Transcribe every line exactly and omit anything that is a picture.

-------- Data to process

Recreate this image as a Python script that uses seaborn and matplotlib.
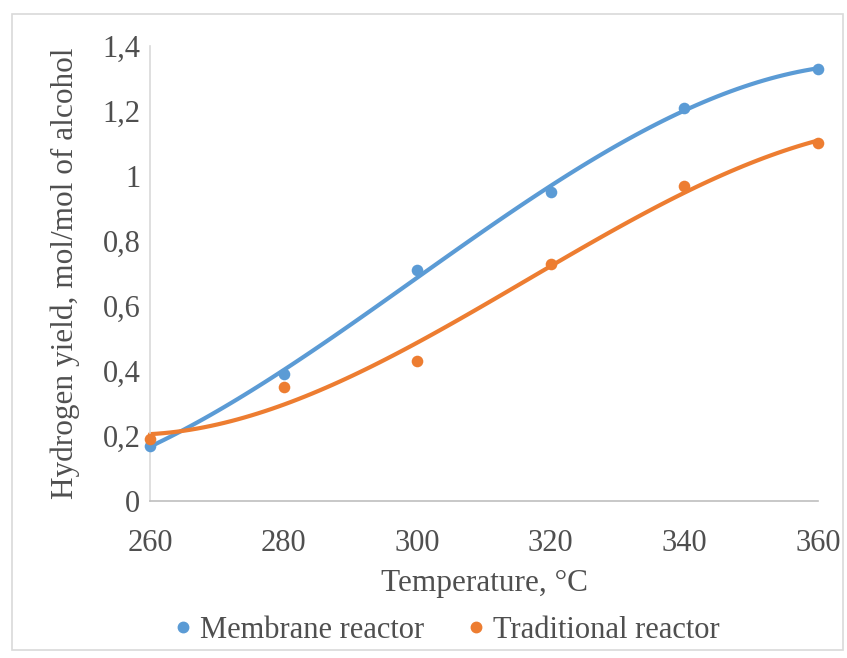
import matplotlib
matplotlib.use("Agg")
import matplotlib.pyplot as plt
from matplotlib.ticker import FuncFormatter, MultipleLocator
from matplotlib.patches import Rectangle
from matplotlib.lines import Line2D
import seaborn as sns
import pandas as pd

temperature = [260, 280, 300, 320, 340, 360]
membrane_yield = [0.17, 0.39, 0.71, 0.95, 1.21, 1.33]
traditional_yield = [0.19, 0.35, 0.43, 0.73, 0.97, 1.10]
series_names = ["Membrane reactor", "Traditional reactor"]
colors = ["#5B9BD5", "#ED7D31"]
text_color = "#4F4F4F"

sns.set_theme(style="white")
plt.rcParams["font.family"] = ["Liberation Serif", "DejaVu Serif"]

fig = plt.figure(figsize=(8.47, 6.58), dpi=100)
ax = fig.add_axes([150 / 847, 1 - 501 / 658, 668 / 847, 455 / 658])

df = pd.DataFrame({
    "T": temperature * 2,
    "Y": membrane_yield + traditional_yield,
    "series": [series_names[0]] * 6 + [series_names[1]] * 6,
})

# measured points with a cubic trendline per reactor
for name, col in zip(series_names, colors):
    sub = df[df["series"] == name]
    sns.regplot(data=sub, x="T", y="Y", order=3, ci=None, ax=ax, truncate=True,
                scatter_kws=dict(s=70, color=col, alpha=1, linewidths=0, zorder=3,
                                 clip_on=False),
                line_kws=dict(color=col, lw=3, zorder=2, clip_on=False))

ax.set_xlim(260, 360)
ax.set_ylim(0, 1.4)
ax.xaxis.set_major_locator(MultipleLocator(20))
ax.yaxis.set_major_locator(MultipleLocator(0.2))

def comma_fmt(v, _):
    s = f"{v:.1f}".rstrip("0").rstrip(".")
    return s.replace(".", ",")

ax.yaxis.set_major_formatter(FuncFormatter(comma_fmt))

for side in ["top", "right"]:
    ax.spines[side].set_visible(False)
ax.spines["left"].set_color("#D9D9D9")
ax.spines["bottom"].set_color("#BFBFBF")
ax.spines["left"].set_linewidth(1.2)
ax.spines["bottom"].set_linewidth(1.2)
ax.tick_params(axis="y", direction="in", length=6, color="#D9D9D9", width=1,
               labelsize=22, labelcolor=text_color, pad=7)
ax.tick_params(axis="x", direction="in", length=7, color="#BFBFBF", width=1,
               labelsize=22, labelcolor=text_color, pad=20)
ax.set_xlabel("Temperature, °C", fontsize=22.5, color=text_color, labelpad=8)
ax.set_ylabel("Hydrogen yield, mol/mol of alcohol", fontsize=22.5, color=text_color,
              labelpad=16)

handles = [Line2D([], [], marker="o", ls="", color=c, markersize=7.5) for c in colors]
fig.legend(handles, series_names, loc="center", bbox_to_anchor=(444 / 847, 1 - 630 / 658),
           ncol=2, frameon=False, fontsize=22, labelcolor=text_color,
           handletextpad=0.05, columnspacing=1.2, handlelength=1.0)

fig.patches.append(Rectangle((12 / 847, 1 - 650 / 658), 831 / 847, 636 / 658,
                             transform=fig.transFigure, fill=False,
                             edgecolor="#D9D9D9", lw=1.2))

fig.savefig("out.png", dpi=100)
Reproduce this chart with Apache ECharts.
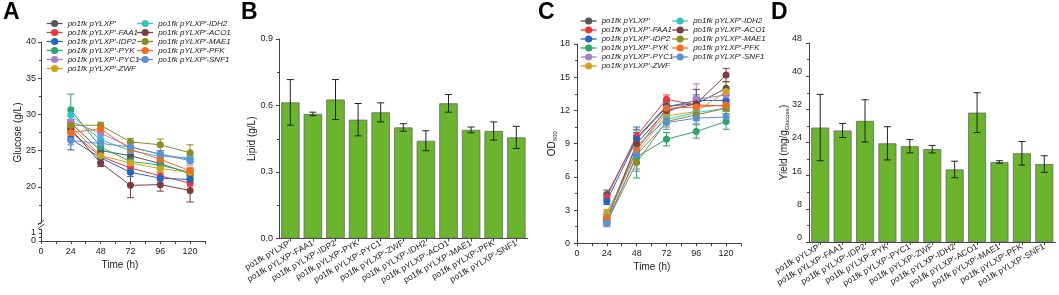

----------------

__Response__
Recreate this image as a Python script that uses seaborn and matplotlib.
import matplotlib
matplotlib.use("Agg")
import matplotlib.pyplot as plt
from matplotlib.ticker import FuncFormatter, MultipleLocator
from matplotlib.patches import Rectangle
from matplotlib.lines import Line2D
import seaborn as sns
import pandas as pd

temperature = [260, 280, 300, 320, 340, 360]
membrane_yield = [0.17, 0.39, 0.71, 0.95, 1.21, 1.33]
traditional_yield = [0.19, 0.35, 0.43, 0.73, 0.97, 1.10]
series_names = ["Membrane reactor", "Traditional reactor"]
colors = ["#5B9BD5", "#ED7D31"]
text_color = "#4F4F4F"

sns.set_theme(style="white")
plt.rcParams["font.family"] = ["Liberation Serif", "DejaVu Serif"]

fig = plt.figure(figsize=(8.47, 6.58), dpi=100)
ax = fig.add_axes([150 / 847, 1 - 501 / 658, 668 / 847, 455 / 658])

df = pd.DataFrame({
    "T": temperature * 2,
    "Y": membrane_yield + traditional_yield,
    "series": [series_names[0]] * 6 + [series_names[1]] * 6,
})

# measured points with a cubic trendline per reactor
for name, col in zip(series_names, colors):
    sub = df[df["series"] == name]
    sns.regplot(data=sub, x="T", y="Y", order=3, ci=None, ax=ax, truncate=True,
                scatter_kws=dict(s=70, color=col, alpha=1, linewidths=0, zorder=3,
                                 clip_on=False),
                line_kws=dict(color=col, lw=3, zorder=2, clip_on=False))

ax.set_xlim(260, 360)
ax.set_ylim(0, 1.4)
ax.xaxis.set_major_locator(MultipleLocator(20))
ax.yaxis.set_major_locator(MultipleLocator(0.2))

def comma_fmt(v, _):
    s = f"{v:.1f}".rstrip("0").rstrip(".")
    return s.replace(".", ",")

ax.yaxis.set_major_formatter(FuncFormatter(comma_fmt))

for side in ["top", "right"]:
    ax.spines[side].set_visible(False)
ax.spines["left"].set_color("#D9D9D9")
ax.spines["bottom"].set_color("#BFBFBF")
ax.spines["left"].set_linewidth(1.2)
ax.spines["bottom"].set_linewidth(1.2)
ax.tick_params(axis="y", direction="in", length=6, color="#D9D9D9", width=1,
               labelsize=22, labelcolor=text_color, pad=7)
ax.tick_params(axis="x", direction="in", length=7, color="#BFBFBF", width=1,
               labelsize=22, labelcolor=text_color, pad=20)
ax.set_xlabel("Temperature, °C", fontsize=22.5, color=text_color, labelpad=8)
ax.set_ylabel("Hydrogen yield, mol/mol of alcohol", fontsize=22.5, color=text_color,
              labelpad=16)

handles = [Line2D([], [], marker="o", ls="", color=c, markersize=7.5) for c in colors]
fig.legend(handles, series_names, loc="center", bbox_to_anchor=(444 / 847, 1 - 630 / 658),
           ncol=2, frameon=False, fontsize=22, labelcolor=text_color,
           handletextpad=0.05, columnspacing=1.2, handlelength=1.0)

fig.patches.append(Rectangle((12 / 847, 1 - 650 / 658), 831 / 847, 636 / 658,
                             transform=fig.transFigure, fill=False,
                             edgecolor="#D9D9D9", lw=1.2))

fig.savefig("out.png", dpi=100)
Reproduce this chart with Apache ECharts.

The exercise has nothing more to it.